There are many variables that determine the intermediate trends of the financial markets – both economic and non-economic. However, readers should keep in mind that when it comes to the stock market, there is really nothing new under the sun. Today, the “world’s factory” and manufacturing center is China. One hundred years ago, the United States, and two hundred years ago, Great Britain., As Mark Twain has been quoted many times: “History does not repeat itself, but it surely rhymes.” This is also why the financial markets are so appealing. Guided by history, our goal is to focus and analyze the many variables that will determine the intermediate trends of the financial markets – including the development of the Chinese and international economies, the effects of globalization, along with the many cultural and legal factors that come along with it. If we play our cards right, then sooner or later, we will find our own answers to the million-dollar question.
I have previously mentioned using history as a guide. Since the Tulipomania in Holland in the 1630s, investing in the modern economy has meant participating in one economic bubble after the other. Examples include railroad stocks in the mid 19th century, auto stocks in the 1920s, conglomerates in the 1960s, oil and gold in the 1970s and U.S. bonds in the 1980s. The destructive power of economic bubbles is widespread and well-documented, and thus there is no need for me to describe them further. However, readers should keep in mind that economic bubbles inherently can create a great amount of wealth and opportunities for the independent-minded entrepreneur and investor. Bubbles are a reflection of the emotions of the general society – from extreme optimism to extreme pessimism and back to extreme optimism. This is unavoidable – as bubbles (great and small unlike) tend to exploit human ingenuity and determination to the greatest extent. This is necessary if we are to maintain the amount of economic growth and technology developments that have developed over the last two hundred years. The key lies in whether the investor can profit from these opportunities and subsequently keep his post-bubble losses to a minimum.
The late 1990s saw the emergence (and subsequent deflation) of a technology/internet bubble. As the technology bubble ended, commodity and foreign currencies experienced a resurgence, mainly due to the great decline of the U.S. dollar. As we begin the year, 2005 our current million-dollar question involves asking the following: What kind of risks and opportunities do we face in 2005? Which will be the next trend to watch and where will the next economic bubble emerge? Before we seek to answer these questions, we should consider the following issues:
- Since the election of President Reagan in 1980, the United States has experienced a two-decade period of high economic growth and wealth generation. As we move forward in the 21st century, is there a possibility of a significant slowdown in the next 10 to 15 years due to the high debt ratios of both the United States government and the American consumer?
- The aging population of the developed countries around the world – how will this great secular trend affect economic growth and investment opportunities around the world?
- The growing influence of Russia (with its great wealth of natural resources) and India (with its vast amounts of educated human labor) – how will this affect the economic balance and growth of the world?
- Japan has undergone a 15-year period of economic stagnation and reforms.

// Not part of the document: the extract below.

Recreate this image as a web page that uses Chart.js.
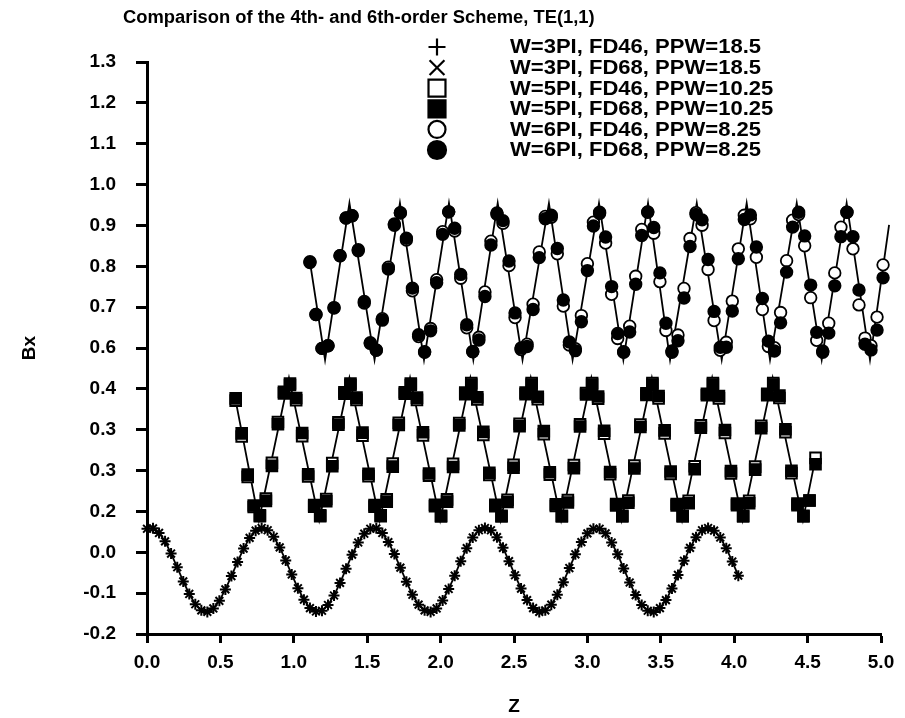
<!DOCTYPE html>
<html>
<head>
<meta charset="utf-8">
<script src="https://cdn.jsdelivr.net/npm/chart.js@4.4.1/dist/chart.umd.min.js"></script>
<style>
body { margin: 0; background: #fff; }
#BxChart { display: block; }
</style>
</head>
<body>
<canvas id="BxChart" width="905" height="718"></canvas>
<script>
// values (Bx against Z)
const z3 = [0.000,0.041,0.082,0.123,0.164,0.206,0.247,0.288,0.329,0.370,
    0.411,0.452,0.493,0.534,0.575,0.617,0.658,0.699,0.740,0.781,
    0.822,0.863,0.904,0.945,0.986,1.028,1.069,1.110,1.151,1.192,
    1.233,1.274,1.315,1.356,1.397,1.439,1.480,1.521,1.562,1.603,
    1.644,1.685,1.726,1.767,1.808,1.850,1.891,1.932,1.973,2.014,
    2.055,2.096,2.137,2.178,2.219,2.261,2.302,2.343,2.384,2.425,
    2.466,2.507,2.548,2.589,2.630,2.672,2.713,2.754,2.795,2.836,
    2.877,2.918,2.959,3.000,3.041,3.083,3.124,3.165,3.206,3.247,
    3.288,3.329,3.370,3.411,3.452,3.494,3.535,3.576,3.617,3.658,
    3.699,3.740,3.781,3.822,3.863,3.905,3.946,3.987,4.028];
const bx3 = [0.076,0.077,0.065,0.043,0.011,-0.025,-0.062,-0.095,-0.122,-0.138,
    -0.142,-0.133,-0.113,-0.083,-0.048,-0.011,0.024,0.052,0.071,0.078,
    0.072,0.055,0.027,-0.007,-0.044,-0.080,-0.110,-0.132,-0.141,-0.139,
    -0.124,-0.099,-0.066,-0.029,0.008,0.040,0.063,0.076,0.077,0.065,
    0.041,0.010,-0.026,-0.063,-0.097,-0.123,-0.138,-0.142,-0.133,-0.112,
    -0.082,-0.047,-0.009,0.025,0.053,0.072,0.078,0.072,0.054,0.026,
    -0.009,-0.046,-0.081,-0.111,-0.132,-0.142,-0.138,-0.123,-0.097,-0.064,
    -0.027,0.009,0.041,0.064,0.076,0.076,0.064,0.040,0.009,-0.028,
    -0.065,-0.098,-0.124,-0.139,-0.142,-0.132,-0.111,-0.081,-0.045,-0.008,
    0.026,0.054,0.072,0.078,0.071,0.053,0.025,-0.010,-0.047];

const z5 = [0.604,0.645,0.686,0.727,0.769,0.810,0.851,0.892,0.933,0.974,
    1.016,1.057,1.098,1.139,1.180,1.221,1.262,1.304,1.345,1.386,
    1.427,1.468,1.509,1.550,1.592,1.633,1.674,1.715,1.756,1.797,
    1.839,1.880,1.921,1.962,2.003,2.044,2.085,2.127,2.168,2.209,
    2.250,2.291,2.332,2.373,2.415,2.456,2.497,2.538,2.579,2.620,
    2.662,2.703,2.744,2.785,2.826,2.867,2.908,2.950,2.991,3.032,
    3.073,3.114,3.155,3.196,3.238,3.279,3.320,3.361,3.402,3.443,
    3.485,3.526,3.567,3.608,3.649,3.690,3.731,3.773,3.814,3.855,
    3.896,3.937,3.978,4.019,4.061,4.102,4.143,4.184,4.225,4.266,
    4.308,4.349,4.390,4.431,4.472,4.513,4.554];
const bx5fd46 = [0.412,0.318,0.212,0.133,0.111,0.155,0.249,0.356,0.435,0.457,
    0.413,0.319,0.213,0.134,0.111,0.154,0.248,0.355,0.434,0.457,
    0.414,0.320,0.214,0.134,0.111,0.153,0.247,0.354,0.434,0.457,
    0.414,0.321,0.215,0.135,0.110,0.153,0.246,0.353,0.433,0.458,
    0.415,0.322,0.217,0.135,0.110,0.152,0.244,0.351,0.433,0.458,
    0.416,0.324,0.218,0.136,0.110,0.151,0.243,0.350,0.432,0.458,
    0.417,0.325,0.219,0.137,0.110,0.150,0.242,0.349,0.431,0.458,
    0.418,0.326,0.220,0.137,0.110,0.149,0.240,0.347,0.430,0.458,
    0.418,0.327,0.221,0.138,0.110,0.149,0.239,0.346,0.430,0.458,
    0.419,0.329,0.222,0.138,0.110,0.150,0.262];
const bx5fd68 = [0.418,0.326,0.218,0.137,0.109,0.149,0.241,0.350,0.431,0.453,
    0.419,0.327,0.219,0.138,0.109,0.148,0.240,0.349,0.430,0.453,
    0.420,0.328,0.220,0.138,0.109,0.147,0.239,0.348,0.430,0.453,
    0.420,0.329,0.221,0.139,0.108,0.147,0.238,0.347,0.429,0.454,
    0.421,0.330,0.223,0.139,0.108,0.146,0.236,0.345,0.429,0.454,
    0.422,0.332,0.224,0.140,0.108,0.145,0.235,0.344,0.428,0.454,
    0.423,0.333,0.225,0.141,0.108,0.144,0.234,0.343,0.427,0.454,
    0.424,0.334,0.226,0.141,0.108,0.143,0.232,0.341,0.426,0.454,
    0.424,0.335,0.227,0.142,0.108,0.143,0.231,0.340,0.426,0.454,
    0.425,0.337,0.228,0.142,0.108,0.150,0.245];
// the solid guide line through the W=5PI markers (turning points)
const zLine5 = [0.604,0.762,0.967,1.173,1.379,1.585,1.792,1.997,2.203,2.409,2.614,
    2.821,3.027,3.233,3.439,3.645,3.850,4.057,4.262,4.468,4.554];
const bxLine5 = [0.412,0.098,0.472,0.098,0.472,0.098,0.472,0.098,0.472,0.098,0.472,
    0.098,0.472,0.098,0.472,0.098,0.472,0.098,0.472,0.098,0.262];

const z6 = [1.110,1.151,1.192,1.233,1.274,1.315,1.356,1.397,1.439,1.480,
    1.521,1.562,1.603,1.644,1.685,1.726,1.767,1.808,1.850,1.891,
    1.932,1.973,2.014,2.055,2.096,2.137,2.178,2.219,2.261,2.302,
    2.343,2.384,2.425,2.466,2.507,2.548,2.589,2.630,2.672,2.713,
    2.754,2.795,2.836,2.877,2.918,2.959,3.000,3.041,3.083,3.124,
    3.165,3.206,3.247,3.288,3.329,3.370,3.411,3.452,3.494,3.535,
    3.576,3.617,3.658,3.699,3.740,3.781,3.822,3.863,3.905,3.946,
    3.987,4.028,4.069,4.110,4.151,4.192,4.233,4.274,4.316,4.357,
    4.398,4.439,4.480,4.521,4.562,4.603,4.644,4.685,4.727,4.768,
    4.809,4.850,4.891,4.932,4.973,5.014,5.055];
const bx6fd46 = [0.774,0.638,0.549,0.556,0.656,0.792,0.891,0.897,0.805,0.668,
    0.562,0.545,0.627,0.762,0.875,0.904,0.833,0.700,0.580,0.540,
    0.601,0.729,0.855,0.907,0.857,0.733,0.603,0.540,0.578,0.697,
    0.830,0.904,0.877,0.766,0.630,0.546,0.560,0.665,0.802,0.895,
    0.893,0.797,0.660,0.558,0.548,0.635,0.771,0.880,0.903,0.825,
    0.691,0.575,0.540,0.607,0.738,0.861,0.907,0.851,0.724,0.596,
    0.539,0.584,0.706,0.837,0.905,0.872,0.756,0.622,0.544,0.565,
    0.673,0.810,0.898,0.889,0.788,0.651,0.554,0.551,0.643,0.779,
    0.885,0.900,0.818,0.682,0.570,0.542,0.615,0.747,0.867,0.906,
    0.810,0.663,0.576,0.556,0.631,0.768,0.880];
const bx6fd68 = [0.776,0.638,0.549,0.556,0.655,0.792,0.891,0.897,0.808,0.672,
    0.564,0.544,0.623,0.757,0.872,0.905,0.838,0.707,0.585,0.539,
    0.595,0.721,0.848,0.907,0.864,0.743,0.611,0.541,0.571,0.685,
    0.820,0.901,0.884,0.778,0.642,0.550,0.554,0.651,0.787,0.889,
    0.898,0.811,0.676,0.566,0.543,0.619,0.753,0.870,0.906,0.841,
    0.711,0.588,0.539,0.592,0.717,0.845,0.906,0.866,0.747,0.615,
    0.542,0.569,0.681,0.816,0.900,0.886,0.782,0.646,0.552,0.552,
    0.647,0.784,0.887,0.899,0.815,0.680,0.568,0.542,0.616,0.749,
    0.867,0.906,0.844,0.715,0.591,0.539,0.589,0.713,0.842,0.906,
    0.842,0.702,0.560,0.545,0.597,0.734,0.873];
// the solid guide line through the W=6PI markers (turning points)
const zLine6 = [1.110,1.213,1.379,1.550,1.723,1.887,2.057,2.223,2.389,2.558,2.738,
    2.899,3.079,3.245,3.413,3.563,3.745,3.915,4.085,4.244,4.426,4.596,4.766,4.925,5.055];
const bxLine6 = [0.776,0.519,0.930,0.519,0.930,0.519,0.930,0.519,0.930,0.519,0.930,
    0.519,0.930,0.519,0.930,0.519,0.930,0.519,0.930,0.519,0.930,0.519,0.930,0.519,0.873];

// the y tick labels exactly as printed on the original axis (bottom to top)
const yTickLabels = ['-0.2','-0.1','0.0','0.2','0.3','0.3','0.4','0.6','0.7','0.8','0.9','1.0','1.1','1.2','1.3'];
const seriesLabels = ['W=3PI, FD46, PPW=18.5', 'W=3PI, FD68, PPW=18.5',
    'W=5PI, FD46, PPW=10.25', 'W=5PI, FD68, PPW=10.25',
    'W=6PI, FD46, PPW=8.25', 'W=6PI, FD68, PPW=8.25'];
const chartTitle = 'Comparison of the 4th- and 6th-order Scheme, TE(1,1)';

const FONT = '"Liberation Sans", Arial, Helvetica, sans-serif';

function to_points(zs, bx){
    return zs.map((z, i) => ({x: z, y: bx[i]}));
}

function wide_text(ctx, text, x, y, stretch){
    ctx.save();
    ctx.translate(x, y);
    ctx.scale(stretch, 1);
    ctx.fillText(text, 0, 0);
    ctx.restore();
}

// title and the stacked legend inside the plot
const overlayPlugin = {
    id: 'overlay',
    afterDraw(chart) {
        const ctx = chart.ctx;
        ctx.save();
        ctx.fillStyle = '#000';
        ctx.textBaseline = 'middle';
        ctx.textAlign = 'left';
        ctx.font = 'bold 17.5px ' + FONT;
        wide_text(ctx, chartTitle, 123, 18, 1.05);

        let row = 0;
        chart.data.datasets.forEach(ds => {
            if (!ds.legendRadius) return;
            const y = 47 + row * 20.6;
            row++;
            ctx.strokeStyle = '#000';
            ctx.fillStyle = ds.pointBackgroundColor;
            ctx.lineWidth = 2.2;
            Chart.helpers.drawPoint(ctx, {
                pointStyle: ds.pointStyle,
                radius: ds.legendRadius,
                borderWidth: 2.2,
                rotation: 0
            }, 437, y);
            ctx.fillStyle = '#000';
            ctx.font = 'bold 19.5px ' + FONT;
            wide_text(ctx, ds.label, 510, y + 1, 1.13);
        });
        ctx.restore();
    }
};

const base = {
    borderColor: '#000',
    pointBorderColor: '#000',
    pointBorderWidth: 1.8,
    borderWidth: 1.8,
    tension: 0,
    clip: false,
    showLine: false
};

const data = {
    datasets: [
        Object.assign({}, base, {
            label: seriesLabels[0],
            data: to_points(z3, bx3),
            pointStyle: 'cross',
            pointRadius: 5.5,
            pointBorderWidth: 2,
            pointBackgroundColor: '#000',
            showLine: true,
            legendRadius: 8.5,
            order: 2
        }),
        Object.assign({}, base, {
            label: seriesLabels[1],
            data: to_points(z3, bx3),
            pointStyle: 'crossRot',
            pointRadius: 5.5,
            pointBorderWidth: 2,
            pointBackgroundColor: '#000',
            legendRadius: 10.5,
            order: 1
        }),
        Object.assign({}, base, {
            label: seriesLabels[2],
            data: to_points(z5, bx5fd46),
            pointStyle: 'rect',
            pointRadius: 7.5,
            pointBorderWidth: 2,
            pointBackgroundColor: '#fff',
            legendRadius: 12,
            order: 6
        }),
        Object.assign({}, base, {
            label: seriesLabels[3],
            data: to_points(z5, bx5fd68),
            pointStyle: 'rect',
            pointRadius: 7.5,
            pointBorderWidth: 2,
            pointBackgroundColor: '#000',
            legendRadius: 12,
            order: 5
        }),
        Object.assign({}, base, {
            label: seriesLabels[4],
            data: to_points(z6, bx6fd46),
            pointStyle: 'circle',
            pointRadius: 5.8,
            pointBackgroundColor: '#fff',
            legendRadius: 8.5,
            order: 4
        }),
        Object.assign({}, base, {
            label: seriesLabels[5],
            data: to_points(z6, bx6fd68),
            pointStyle: 'circle',
            pointRadius: 5.8,
            pointBackgroundColor: '#000',
            legendRadius: 9,
            order: 3
        }),
        Object.assign({}, base, {
            label: '',
            data: to_points(zLine5, bxLine5),
            pointRadius: 0,
            showLine: true,
            order: 8
        }),
        Object.assign({}, base, {
            label: '',
            data: to_points(zLine6, bxLine6),
            pointRadius: 0,
            showLine: true,
            order: 7
        })
    ]
};

const tickFont = { family: FONT, size: 19, weight: 'bold' };

const chart = new Chart(document.getElementById('BxChart').getContext('2d'), {
    type: 'scatter',
    data: data,
    plugins: [overlayPlugin],
    options: {
        responsive: false,
        animation: false,
        devicePixelRatio: 1,
        events: [],
        layout: { padding: { top: 62, right: 24, bottom: 0, left: 0 } },
        plugins: {
            legend: { display: false },
            title: { display: false },
            tooltip: { enabled: false }
        },
        scales: {
            x: {
                type: 'linear',
                min: 0,
                max: 5,
                ticks: {
                    stepSize: 0.5,
                    color: '#000',
                    font: tickFont,
                    padding: 8,
                    maxRotation: 0,
                    autoSkip: false,
                    callback: v => v.toFixed(1)
                },
                grid: { drawOnChartArea: false, tickLength: 9, tickWidth: 3, tickColor: '#000' },
                border: { display: true, width: 3, color: '#000' },
                title: { display: true, text: 'Z', color: '#000', font: tickFont, padding: { top: 0, bottom: 0 } },
                afterFit: scale => { scale.height = 84; }
            },
            y: {
                type: 'linear',
                min: -0.2,
                max: 1.3,
                afterBuildTicks: scale => {
                    scale.ticks = yTickLabels.map((_, i) => ({ value: -0.2 + i * 1.5 / (yTickLabels.length - 1) }));
                },
                ticks: {
                    color: '#000',
                    font: tickFont,
                    padding: 20,
                    callback: (v, i) => yTickLabels[i]
                },
                grid: { drawOnChartArea: false, tickLength: 11, tickWidth: 3, tickColor: '#000' },
                border: { display: true, width: 3, color: '#000' },
                title: { display: true, text: 'Bx', color: '#000', font: tickFont, padding: { top: 18, bottom: 0 } },
                afterFit: scale => { scale.width = 147; }
            }
        }
    }
});
</script>
</body>
</html>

What is the likelihood of a Japanese economic recovery in 2005? Can the Japanese innovate and take advantage of such an innovation to help them in such a recovery?
- China has experienced a 25-year period of economic reforms and high GDP growth. What challenges and “economic bottlenecks” (such as corruption, lack of a legal and financial infrastructure etc.) does she face in 2005?
- The continued influx of foreign investment capital and foreign competition has created a significant amount of wealth for the Chinese economy. However, the disparity of wealth between the rich and the poor in the China is still very wide. How can we directly translate economic growth to a higher standard of living for the general Chinese population going forward?
- The general decline of commodity prices during the last 20 years has resulted in a tight supply/demand situation in many commodities. At the same time, the demand from China and India continues to explode. What kind of challenges and opportunities will arise from this unique situation in 2005? Will the resource-rich (but debt-ridden) Latin American countries be able to take advantage of this and experience sustained growth for the foreseeable future?
- Since the abandonment of the Gold Standard in 1971, the U.S Dollar has acted as the world’s reserve currency. However, the U.S. Dollar has also consistently depreciated in value over the last thirty years. Will the U.S. Dollar follow the path of the British Pound and lose its world reserve currency stature in the foreseeable future? How will this affect the future path of the Chinese Renminbi?
- The Chinese government will continue its macro-control policies (such as curbing blind investment and low-grade capacity expansion in certain overheated sectors) in 2005 to try to engineer a soft landing for the Chinese economy. What are the challenges and opportunities should the soft-landing fail to materialize?
- Both the U.S. and Chinese Central Banks should continue to tighten their monetary policies in 2005. What are the implications and effects of these policies on the rest of the world?
In conclusion, the author would like to emphasize that the path to successful investing does not merely involve trading individual stocks. Investing is a way of life. Investing involves timing and measuring risks, preparing for the worst, as well as finding opportunities where others perceived only risks. Only when one has the necessary courage and independent-thinking to cold-bloodedly buy in extremely pessimistic and sell in extremely optimistic situations can one have a chance of survival in the investment arena. Investing is also a reflection of everyday life. After all, aren’t the necessary ups and downs in a person’s life similar to the volatility of the financial markets? Don’t emotions run to extremes as well? The search for a career, making friends, and finding a spouse all shape our emotions. The decision-making process is also very similar – as they both involve making logical decisions under imperfect information – and bearing the subsequent responsibilities that come with those decisions. This is where we stand, and hopefully, my readers and I will be able to examine (and perhaps even answer some of them “correctly”) more million dollar questions together as we move forward into 2005.